For the last few years, Maniquis has been allowed to teach half-time and devote the rest of his energies to rounding up speakers, displays and grants, including substantial help from the French, the U.S. government’s National Endowment for the Humanities and American foundations and corporations. That involved several trips to France each year.

Advertisement

During his travels, he was reminded of how the revolution is still a delicate and divisive topic. An otherwise friendly executive of a French corporation in America refused Maniquis’ request for a donation to the bicentennial program because some of the businessman’s aristocratic ancestors were beheaded during the revolution. “He was very pleasant but he said his family would never forgive him if he gave us any money,” the UCLA professor recalled.

Many Frenchmen are fascinated by California’s pop culture but are not so aware of the serious side of life on the West Coast. So, Maniquis also had to overcome skepticism that UCLA, with few historical links to France, would be the proper place for so ambitious a program. For example, the French newspaper Le Monde, in an otherwise laudatory article, said it strikes some people as odd to hear revolutionary anthems “under the palm trees.”

“When people ask me why I did this here, my first answer sounds perhaps cavalier. And that is ‘Why not?’ ” Maniquis said. “UCLA has immense resources and first-rate programs. I knew we could do it and do it well.”

Most Events

Others agree. “We were looking for a cerebration, not a celebration of the French Revolution, and that’s what we got. . . . UCLA carried it off beautifully,” NEH official Malcolm Richardson said. Of the many universities in this country sponsoring bicentennial programs, UCLA has the most events, with New York University in second place, said Richardson and Tolstoi, the cultural attache.

The NEH eventually gave UCLA about $550,000--covering about half the cost of the bicentennial programs, campus officials said. That money and private donations helped support, among other things, the mounting of an exhibit of rare French political caricatures from the Bibliotheque Nationale de France and a highly regarded series of films about the revolution, including rare shorts dating back to 1897 and two cinematic versions of “A Tale of Two Cities.”

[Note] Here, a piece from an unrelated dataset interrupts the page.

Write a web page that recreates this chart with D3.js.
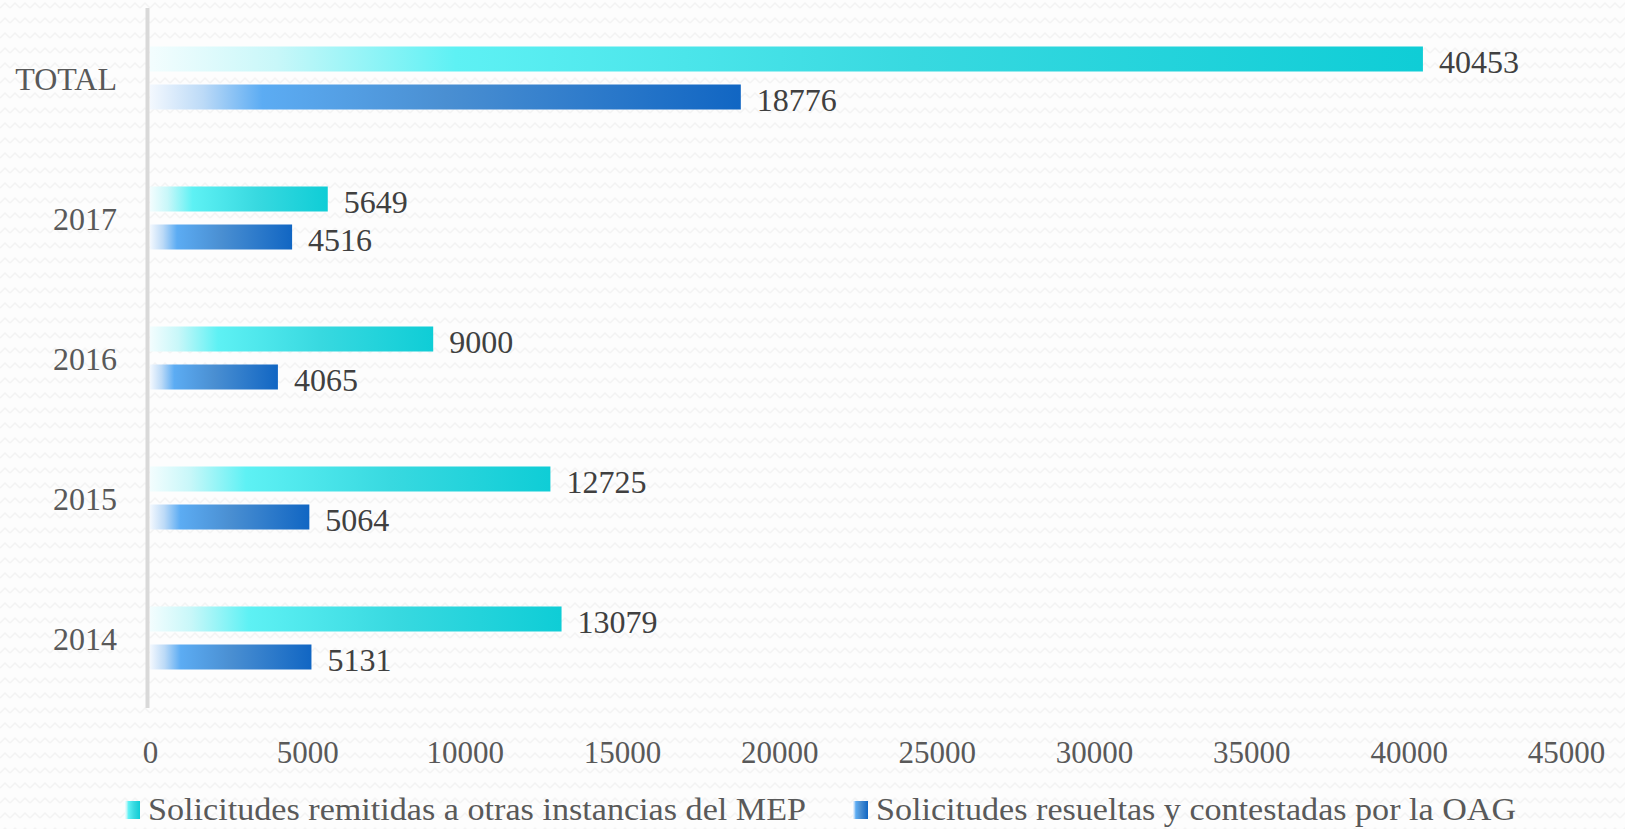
<html>
<head>
<meta charset="utf-8">
<script type="text/javascript" src="https://cdnjs.cloudflare.com/ajax/libs/d3/7.8.5/d3.min.js"></script>
<style>
  body { margin: 0; background: #fdfdfd; }
  text { font-family: "Liberation Serif", "DejaVu Serif", serif; }
</style>
</head>
<body>
<div id="chart"></div>
<script type="text/javascript">

// chart values (top to bottom)
var categories = ["TOTAL", "2017", "2016", "2015", "2014"];
var remitidas = [40453, 5649, 9000, 12725, 13079];
var resueltas = [18776, 4516, 4065, 5064, 5131];
var tickValues = [0, 5000, 10000, 15000, 20000, 25000, 30000, 35000, 40000, 45000];
var seriesNames = ["Solicitudes remitidas a otras instancias del MEP",
                   "Solicitudes resueltas y contestadas por la OAG"];

var width = 1625, height = 829;

var svg = d3.select("#chart").append("svg")
    .attr("width", width)
    .attr("height", height);

var defs = svg.append("defs");

// faint zigzag background
var pat = defs.append("pattern")
    .attr("id", "zig")
    .attr("width", 10)
    .attr("height", 15)
    .attr("patternUnits", "userSpaceOnUse");
pat.append("rect").attr("width", 10).attr("height", 15).attr("fill", "#fdfdfd");
pat.append("path")
    .attr("d", "M0,8 L5,3 L10,8")
    .attr("fill", "none")
    .attr("stroke", "#f3f3f3")
    .attr("stroke-width", 1.5);
svg.append("rect").attr("width", width).attr("height", height).attr("fill", "url(#zig)");

/* gradient helper
   id: gradient id, stops: [offset, colour] pairs */
function makeGradient(id, stops) {
  var g = defs.append("linearGradient")
      .attr("id", id)
      .attr("x1", "0%").attr("x2", "100%")
      .attr("y1", "0%").attr("y2", "0%");
  stops.forEach(function (s) {
    g.append("stop").attr("offset", s[0]).attr("stop-color", s[1]);
  });
}
makeGradient("gCyan", [[0, "#f3fdfe"], [0.1, "#c8f7f9"], [0.24, "#5ef1f4"], [0.6, "#38d9e0"], [1, "#0fcdd6"]]);
makeGradient("gBlue", [[0, "#f3f8fe"], [0.09, "#bcdaf7"], [0.19, "#5cacf3"], [0.5, "#4a8fd2"], [1, "#1166c3"]]);

var x = d3.scaleLinear().domain([0, 45000]).range([150, 1566]);
var y = d3.scaleBand().domain(categories).range([8, 708]);

var barH = 25, gap = 13;

// vertical axis line
svg.append("line")
    .attr("x1", 147.5).attr("x2", 147.5)
    .attr("y1", 8).attr("y2", 708)
    .attr("stroke", "#d9d9d9")
    .attr("stroke-width", 4);

// category labels
svg.selectAll(".cat")
    .data(categories)
  .enter().append("text")
    .attr("class", "cat")
    .attr("x", 117)
    .attr("y", function (d) { return y(d) + y.bandwidth() / 2 + 12; })
    .attr("text-anchor", "end")
    .attr("font-size", 32)
    .attr("fill", "#595959")
    .text(function (d) { return d; });

function drawSeries(values, fill, offset) {
  var g = svg.append("g");
  g.selectAll("rect")
      .data(values)
    .enter().append("rect")
      .attr("x", x(0))
      .attr("y", function (d, i) { return y(categories[i]) + y.bandwidth() / 2 + offset; })
      .attr("width", function (d) { return x(d) - x(0); })
      .attr("height", barH)
      .attr("fill", fill);
  g.selectAll("text")
      .data(values)
    .enter().append("text")
      .attr("x", function (d) { return x(d) + 16; })
      .attr("y", function (d, i) { return y(categories[i]) + y.bandwidth() / 2 + offset + barH / 2 + 14; })
      .attr("font-size", 32)
      .attr("fill", "#404040")
      .text(function (d) { return d; });
}
drawSeries(remitidas, "url(#gCyan)", -gap / 2 - barH);
drawSeries(resueltas, "url(#gBlue)", gap / 2);

// x axis tick labels, no line
var axis = svg.append("g")
    .attr("transform", "translate(0,752)")
    .call(d3.axisBottom(x).tickValues(tickValues).tickSize(0).tickFormat(d3.format("d")));
axis.select(".domain").remove();
axis.selectAll("text")
    .attr("dy", "0.35em")
    .attr("y", 0)
    .attr("font-size", 31)
    .attr("font-family", "Liberation Serif, serif")
    .attr("fill", "#595959");

// legend
var legend = [
  { name: seriesNames[0], fill: "url(#gCyan)", sx: 125, tx: 148, tw: 658 },
  { name: seriesNames[1], fill: "url(#gBlue)", sx: 853, tx: 876, tw: 640 }
];
var lg = svg.selectAll(".legend")
    .data(legend)
  .enter().append("g")
    .attr("class", "legend");
lg.append("rect")
    .attr("x", function (d) { return d.sx; })
    .attr("y", 801)
    .attr("width", 15)
    .attr("height", 18)
    .attr("fill", function (d) { return d.fill; });
lg.append("text")
    .attr("x", function (d) { return d.tx; })
    .attr("y", 820)
    .attr("font-size", 32)
    .attr("fill", "#595959")
    .attr("textLength", function (d) { return d.tw; })
    .attr("lengthAdjust", "spacingAndGlyphs")
    .text(function (d) { return d.name; });

</script>
</body>
</html>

Organizers hope the program continues to attract a mix of scholarly experts from around the world, UCLA students and the general public. UCLA lecture topics this fall include “The French Revolution and the Caribbean” and “The Guillotine and the Political Imagination.”

Advertisement

“The guillotine was an announcement for the modern world,” Maniquis explained. “It was an extraordinarily brutal machine, a mechanical way to do away with people that was intended as a humane instrument.” It was designed to stop torture and make execution as quick and painless as possible, he said.

In addition to the public programs, UCLA also created new credit courses dealing with various aspects of the French Revolution. Among them is a popular yearlong series called “Europe in the Age of Revolution, 1750-1830,” taught by history professor Geoffrey Symcox.

“The ignorance among California undergraduates about the outside world is rather appalling,” Symcox said. “They live in an insular culture and what they knew (about the French Revolution) tended to be taken from Hollywood and a few things from high school. They thought it was all blood-crazed maniacs running around cutting heads off for no particular reason.” Symcox said he is pleased that his students want to learn more about the ideals and events which swept away the ancien regime.

American Revolution

According to Maniquis, many students like to compare events in France to the American Revolution a decade earlier. After all, the American Declaration of Independence inspired France’s Declaration of the Rights of Man and of the Citizen, adopted in the summer of 1789.

“One of the nice things for Americans is that the French Revolution was bloody and awful,” he said. “It makes our revolution look relatively neat and clean.” But Maniquis stresses that some issues of the American Revolution weren’t resolved until after the Civil War.